/statecraft

Manage state with finesse

Primary LanguageJavaScript

Statecraft

This is a work in progress / proof of concept for now. The API is incomplete. Do not use this project for anything yet.

Statecraft is a database middleware tool for intelligent sourcing and syncing. Its designed as the spiritual successor to sharedb, by the same original author.

The core insight is that most modern databases try to do too much. They're all great at something, but no single database provides all the features I want:

  • Elasticsearch is a great full text search engine, but its generic data storage isn't very capable.
  • Couchdb has an awesome document view / rendering system, but no type checking
  • Rethinkdb's realtime query support is amazing, but it has no support for multi-key transactions
  • Postgres has beautiful reliability and multi-key transactions but its best features are only accessable via its super complicated internal scripting engine.
  • Leveldb is super easy to get started with but it won't scale past a single server / backend instance
  • Mongodb is like smoking - its easy to start using, and way too difficult to quit.

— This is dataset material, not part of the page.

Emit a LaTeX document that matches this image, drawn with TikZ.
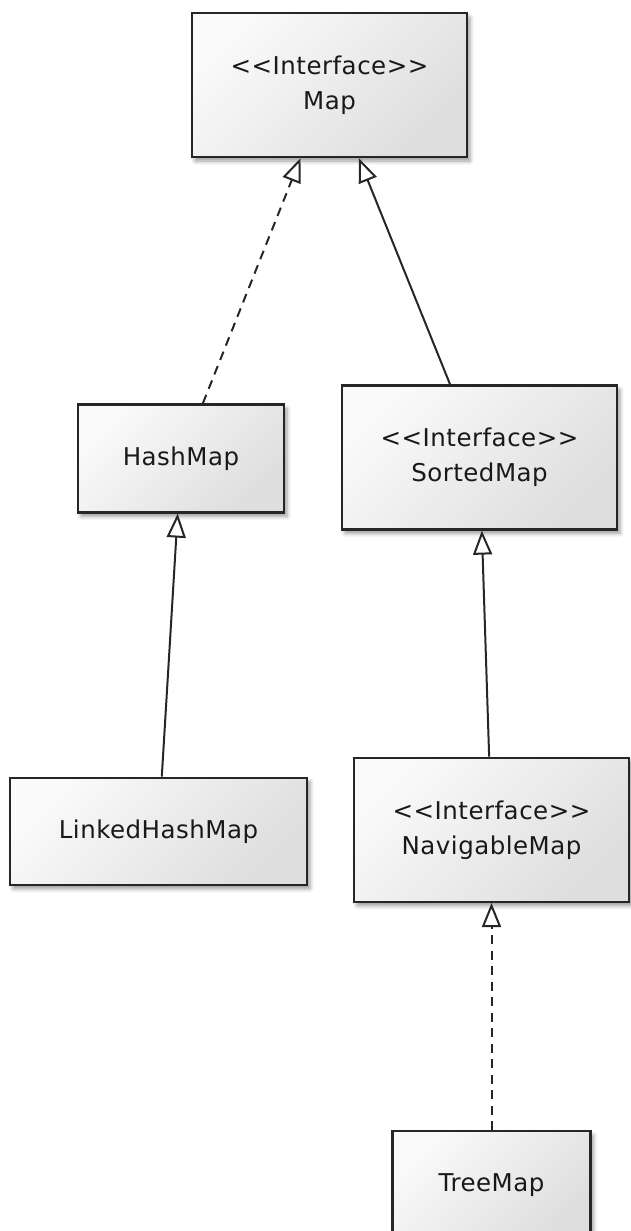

Making yet another database implementation won't anything. I'll just end up with my own set of halfbaked non-core features.

Modern applications need something better. The goal of statecraft is to provide a simple view over a constellation of database services, exposing a useful common set of features without stopping you using the raw functionality of the databases themselves.

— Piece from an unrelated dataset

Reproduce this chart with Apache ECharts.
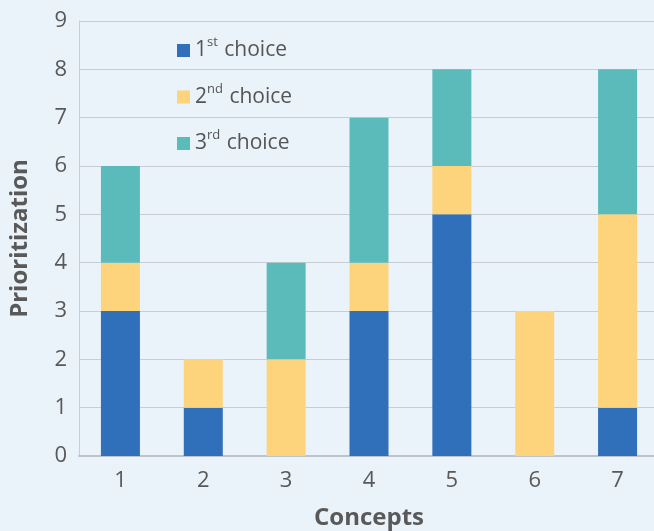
<!DOCTYPE html>
<html>
<head>
<meta charset="utf-8">
<script src="https://cdn.jsdelivr.net/npm/echarts@6/dist/echarts.min.js"></script>
<style>
  html, body { margin: 0; padding: 0; background: #eaf2fa; }
  #chart { width: 654px; height: 531px; }
</style>
</head>
<body>
<div id="chart"></div>
<script>
// Concepts on the x axis and the votes each one received per choice rank
const concepts = ['1', '2', '3', '4', '5', '6', '7'];
const firstChoice  = [3, 1, 0, 3, 5, 0, 1];
const secondChoice = [1, 1, 2, 1, 1, 3, 4];
const thirdChoice  = [2, 0, 2, 3, 2, 0, 3];
const yTicks = [0, 1, 2, 3, 4, 5, 6, 7, 8, 9];

const seriesNames = ['1st choice', '2nd choice', '3rd choice'];
const ordinal = { '1st choice': ['1', 'st'], '2nd choice': ['2', 'nd'], '3rd choice': ['3', 'rd'] };
const colors = ['#306fb9', '#fdd47b', '#5bbbbb'];

const chart = echarts.init(document.getElementById('chart'));
const font = '"Open Sans", "Noto Sans", sans-serif';

function bar(name, data, color) {
  return {
    name: name,
    type: 'bar',
    stack: 'votes',
    data: data,
    barWidth: 39,
    itemStyle: { color: color },
    emphasis: { disabled: true }
  };
}

chart.setOption({
  backgroundColor: '#eaf2fa',
  animation: false,
  textStyle: { fontFamily: font },
  color: colors,
  grid: { left: 79, top: 21, width: 580, height: 435, containLabel: false, outerBoundsMode: 'none' },
  legend: {
    orient: 'vertical',
    left: 172,
    top: 31,
    itemWidth: 13,
    itemHeight: 13,
    itemGap: 21.5,
    icon: 'rect',
    data: seriesNames,
    formatter: function (n) {
      const p = ordinal[n];
      return '{a|' + p[0] + '}{s|' + p[1] + '}{a| choice}';
    },
    textStyle: {
      color: '#555555',
      fontFamily: font,
      rich: {
        a: { fontSize: 21, color: '#555555', fontFamily: font, lineHeight: 29 },
        s: { fontSize: 13, color: '#555555', fontFamily: font, verticalAlign: 'top', lineHeight: 29, padding: [0, 1, 5, 0] }
      }
    }
  },
  xAxis: {
    type: 'category',
    data: concepts,
    name: 'Concepts',
    nameLocation: 'middle',
    nameGap: 50,
    nameTextStyle: { fontSize: 24, fontWeight: 'bold', color: '#595959', fontFamily: font },
    axisLine: { lineStyle: { color: '#bfc4cc', width: 2 } },
    axisTick: { show: false },
    axisLabel: { fontSize: 22, color: '#595959', margin: 14, fontFamily: font }
  },
  yAxis: {
    type: 'value',
    min: yTicks[0],
    max: yTicks[yTicks.length - 1],
    interval: 1,
    name: 'Prioritization',
    nameLocation: 'middle',
    nameGap: 47,
    nameTextStyle: { fontSize: 24, fontWeight: 'bold', color: '#595959', fontFamily: font },
    axisLine: { show: true, lineStyle: { color: '#c8cdd4', width: 1 } },
    axisTick: { show: false },
    axisLabel: { fontSize: 22, color: '#595959', margin: 12, fontFamily: font },
    splitLine: { lineStyle: { color: '#c8cdd4', width: 1 } }
  },
  series: [
    bar(seriesNames[0], firstChoice, colors[0]),
    bar(seriesNames[1], secondChoice, colors[1]),
    bar(seriesNames[2], thirdChoice, colors[2])
  ]
});
</script>
</body>
</html>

The constellation of databases will look like a DAG of services and views, mounted into a single namespace that your application can access. As your infrastructure needs grow so will the set of services your application depends on. Your application will always talk the same database protocol - but it'll be talking to a different set of underlying services as it grows.

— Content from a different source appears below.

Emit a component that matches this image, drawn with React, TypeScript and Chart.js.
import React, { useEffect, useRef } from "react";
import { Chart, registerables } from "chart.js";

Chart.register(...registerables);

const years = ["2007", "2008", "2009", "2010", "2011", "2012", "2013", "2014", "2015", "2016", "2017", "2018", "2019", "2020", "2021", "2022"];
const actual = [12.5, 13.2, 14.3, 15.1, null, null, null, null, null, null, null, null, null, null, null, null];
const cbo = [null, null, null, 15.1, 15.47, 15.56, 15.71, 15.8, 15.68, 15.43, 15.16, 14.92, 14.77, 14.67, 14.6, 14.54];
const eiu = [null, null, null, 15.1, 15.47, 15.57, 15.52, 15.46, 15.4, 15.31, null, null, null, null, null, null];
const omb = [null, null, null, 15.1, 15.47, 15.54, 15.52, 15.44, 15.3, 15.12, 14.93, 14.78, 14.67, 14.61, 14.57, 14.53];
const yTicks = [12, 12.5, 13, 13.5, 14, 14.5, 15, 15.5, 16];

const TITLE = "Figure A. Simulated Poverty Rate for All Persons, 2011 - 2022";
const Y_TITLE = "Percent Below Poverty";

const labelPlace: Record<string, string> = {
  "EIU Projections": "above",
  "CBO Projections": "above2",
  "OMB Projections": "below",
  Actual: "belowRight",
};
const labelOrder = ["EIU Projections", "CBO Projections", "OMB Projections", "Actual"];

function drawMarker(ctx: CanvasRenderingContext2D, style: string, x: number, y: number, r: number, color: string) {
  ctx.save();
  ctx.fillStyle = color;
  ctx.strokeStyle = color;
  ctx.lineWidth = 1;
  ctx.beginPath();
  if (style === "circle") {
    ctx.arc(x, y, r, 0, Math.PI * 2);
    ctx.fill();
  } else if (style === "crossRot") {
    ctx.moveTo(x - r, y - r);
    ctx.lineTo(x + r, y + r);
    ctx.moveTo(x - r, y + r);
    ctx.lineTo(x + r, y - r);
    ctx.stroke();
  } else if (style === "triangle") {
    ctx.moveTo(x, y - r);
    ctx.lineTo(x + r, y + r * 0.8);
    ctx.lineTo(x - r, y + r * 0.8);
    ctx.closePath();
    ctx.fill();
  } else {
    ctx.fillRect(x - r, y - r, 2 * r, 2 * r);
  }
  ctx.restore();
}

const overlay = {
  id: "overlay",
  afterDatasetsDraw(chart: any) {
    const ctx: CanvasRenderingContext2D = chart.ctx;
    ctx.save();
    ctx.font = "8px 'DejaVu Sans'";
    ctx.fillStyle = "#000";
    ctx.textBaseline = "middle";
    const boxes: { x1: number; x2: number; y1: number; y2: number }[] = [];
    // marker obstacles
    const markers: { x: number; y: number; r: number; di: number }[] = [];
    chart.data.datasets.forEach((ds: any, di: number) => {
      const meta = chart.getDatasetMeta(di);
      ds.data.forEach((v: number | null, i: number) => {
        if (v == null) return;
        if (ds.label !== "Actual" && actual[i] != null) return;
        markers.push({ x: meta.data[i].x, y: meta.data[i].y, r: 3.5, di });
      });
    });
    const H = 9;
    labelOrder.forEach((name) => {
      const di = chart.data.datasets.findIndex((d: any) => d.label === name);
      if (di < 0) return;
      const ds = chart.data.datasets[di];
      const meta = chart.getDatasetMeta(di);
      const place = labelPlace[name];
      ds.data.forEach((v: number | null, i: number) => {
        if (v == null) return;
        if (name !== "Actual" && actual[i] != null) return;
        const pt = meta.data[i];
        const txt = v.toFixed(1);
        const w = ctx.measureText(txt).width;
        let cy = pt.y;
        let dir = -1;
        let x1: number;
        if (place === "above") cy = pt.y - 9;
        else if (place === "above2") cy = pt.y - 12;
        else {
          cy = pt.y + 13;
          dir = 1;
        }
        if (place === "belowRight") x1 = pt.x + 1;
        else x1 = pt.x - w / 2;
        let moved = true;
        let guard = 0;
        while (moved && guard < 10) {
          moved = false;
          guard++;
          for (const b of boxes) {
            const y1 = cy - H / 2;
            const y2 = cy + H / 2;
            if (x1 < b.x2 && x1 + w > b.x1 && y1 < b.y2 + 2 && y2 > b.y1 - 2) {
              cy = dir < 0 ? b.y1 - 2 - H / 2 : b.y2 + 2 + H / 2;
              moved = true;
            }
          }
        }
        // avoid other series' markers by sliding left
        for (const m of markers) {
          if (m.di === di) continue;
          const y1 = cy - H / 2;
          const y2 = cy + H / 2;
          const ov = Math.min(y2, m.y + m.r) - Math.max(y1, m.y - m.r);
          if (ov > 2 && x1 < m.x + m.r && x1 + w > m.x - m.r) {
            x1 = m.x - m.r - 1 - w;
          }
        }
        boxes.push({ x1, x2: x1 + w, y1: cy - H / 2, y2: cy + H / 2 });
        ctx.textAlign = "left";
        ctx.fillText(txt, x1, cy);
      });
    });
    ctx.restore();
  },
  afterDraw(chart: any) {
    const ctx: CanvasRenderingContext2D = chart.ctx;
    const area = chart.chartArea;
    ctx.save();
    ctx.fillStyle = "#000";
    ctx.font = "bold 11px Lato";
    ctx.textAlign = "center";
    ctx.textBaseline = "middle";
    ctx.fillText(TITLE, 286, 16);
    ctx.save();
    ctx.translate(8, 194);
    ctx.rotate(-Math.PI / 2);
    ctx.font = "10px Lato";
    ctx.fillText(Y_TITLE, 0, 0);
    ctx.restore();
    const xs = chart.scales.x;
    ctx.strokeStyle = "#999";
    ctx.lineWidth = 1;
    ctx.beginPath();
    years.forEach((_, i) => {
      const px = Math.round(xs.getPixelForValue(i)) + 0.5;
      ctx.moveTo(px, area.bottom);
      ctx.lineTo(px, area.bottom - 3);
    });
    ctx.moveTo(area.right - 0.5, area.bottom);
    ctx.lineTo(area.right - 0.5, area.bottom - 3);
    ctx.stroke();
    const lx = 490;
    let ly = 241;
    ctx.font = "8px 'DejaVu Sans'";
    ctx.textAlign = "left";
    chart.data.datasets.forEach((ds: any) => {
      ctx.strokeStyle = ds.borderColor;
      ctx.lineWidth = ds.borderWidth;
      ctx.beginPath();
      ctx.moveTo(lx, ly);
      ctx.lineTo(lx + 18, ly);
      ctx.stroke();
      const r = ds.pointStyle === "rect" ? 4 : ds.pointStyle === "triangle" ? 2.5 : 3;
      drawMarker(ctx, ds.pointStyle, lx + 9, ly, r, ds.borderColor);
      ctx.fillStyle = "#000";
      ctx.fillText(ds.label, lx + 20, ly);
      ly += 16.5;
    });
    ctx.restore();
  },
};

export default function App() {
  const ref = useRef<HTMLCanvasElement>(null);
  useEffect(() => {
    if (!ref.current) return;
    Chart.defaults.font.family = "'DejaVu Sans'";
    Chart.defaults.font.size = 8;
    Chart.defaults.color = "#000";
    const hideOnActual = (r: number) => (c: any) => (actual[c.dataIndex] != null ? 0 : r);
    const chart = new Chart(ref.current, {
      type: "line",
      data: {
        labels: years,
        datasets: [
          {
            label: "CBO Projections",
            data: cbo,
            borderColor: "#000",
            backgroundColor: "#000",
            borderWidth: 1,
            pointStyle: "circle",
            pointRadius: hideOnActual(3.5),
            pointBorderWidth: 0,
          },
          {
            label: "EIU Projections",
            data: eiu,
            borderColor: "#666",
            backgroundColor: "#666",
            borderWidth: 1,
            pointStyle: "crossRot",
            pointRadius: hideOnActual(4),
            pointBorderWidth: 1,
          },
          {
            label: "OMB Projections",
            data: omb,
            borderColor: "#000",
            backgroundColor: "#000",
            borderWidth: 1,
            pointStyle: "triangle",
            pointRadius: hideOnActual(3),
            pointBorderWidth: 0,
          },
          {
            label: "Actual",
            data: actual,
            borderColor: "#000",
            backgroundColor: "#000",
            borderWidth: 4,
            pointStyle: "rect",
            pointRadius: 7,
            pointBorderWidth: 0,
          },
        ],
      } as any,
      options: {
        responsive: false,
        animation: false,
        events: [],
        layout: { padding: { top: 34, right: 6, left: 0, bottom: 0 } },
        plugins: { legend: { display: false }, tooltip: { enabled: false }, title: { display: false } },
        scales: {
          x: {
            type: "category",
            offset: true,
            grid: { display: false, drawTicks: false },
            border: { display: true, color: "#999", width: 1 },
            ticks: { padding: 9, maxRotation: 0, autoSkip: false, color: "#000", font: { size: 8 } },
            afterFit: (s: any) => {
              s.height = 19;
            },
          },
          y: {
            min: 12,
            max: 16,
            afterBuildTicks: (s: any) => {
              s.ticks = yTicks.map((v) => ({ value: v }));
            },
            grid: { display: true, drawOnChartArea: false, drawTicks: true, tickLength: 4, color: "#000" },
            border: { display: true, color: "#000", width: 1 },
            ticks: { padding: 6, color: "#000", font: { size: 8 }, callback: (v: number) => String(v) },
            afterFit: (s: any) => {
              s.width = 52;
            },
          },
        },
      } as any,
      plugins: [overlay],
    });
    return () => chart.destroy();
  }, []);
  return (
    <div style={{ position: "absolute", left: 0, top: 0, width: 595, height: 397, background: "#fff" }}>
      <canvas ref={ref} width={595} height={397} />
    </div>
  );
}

TODO: Explain this more with some diagrams.

For now I'm implementing the features of statecraft through a simple nodejs API wrapped around levelup. After I'm happy with that I'm going to make a standard network API then let the tooling combinatorial fun begin.

Core features

  • KV store for now just storing JSON or binary blobs
  • Optional type annotations for schema validation
  • Opt-in fully serialized multi-key transactions
  • Rethinkdb-style realtime streaming / mongodb oplog tailing
  • Support for operational transform to handle write conflicts. In the network protocol there'll be a capabilities handshake of some sort.
  • Arbitrary queries passed straight to part of the database. I want to support SQL without needing to parse SQL.
  • Some form of multiversion concurrency control
  • Capability based security model.

By virtue of the mounting system these features can be added trivially by databases in the DAG without adding complexity to the core:

  • Couchdb-style views. Values could be served from a cache or generated at runtime
  • Rethinkdb-style database proxies for load balancing, CDN
  • Custom indexers
  • Databases can provide reliability clusters via RAFT, etc
  • Authentication proxies. Its easy to write a service which uses fine-grained access control rules to expose part of your database to the public.
  • Extend the database API all the way to the browser, firebase style.
  • Realtime streaming backup services
  • Oplogs as a service, providing a way to time travel through the data set
  • Clean web-based admin tool.

Goals, non-goals

  • The system should be able to scale up (perform well in large installations) as well as scale down, and be used as a tiny lightweight configuration store for applications.

  • Tiny, light, lean. Made out of well designed small pieces.

  • Realtime collaborative text editing should be easy to support using the feature set available out of the box

  • The system is not designed to support timeseries databases. They have a different shape. Its possible the API I end up with will work well for them anyway, but its a non-goal for now.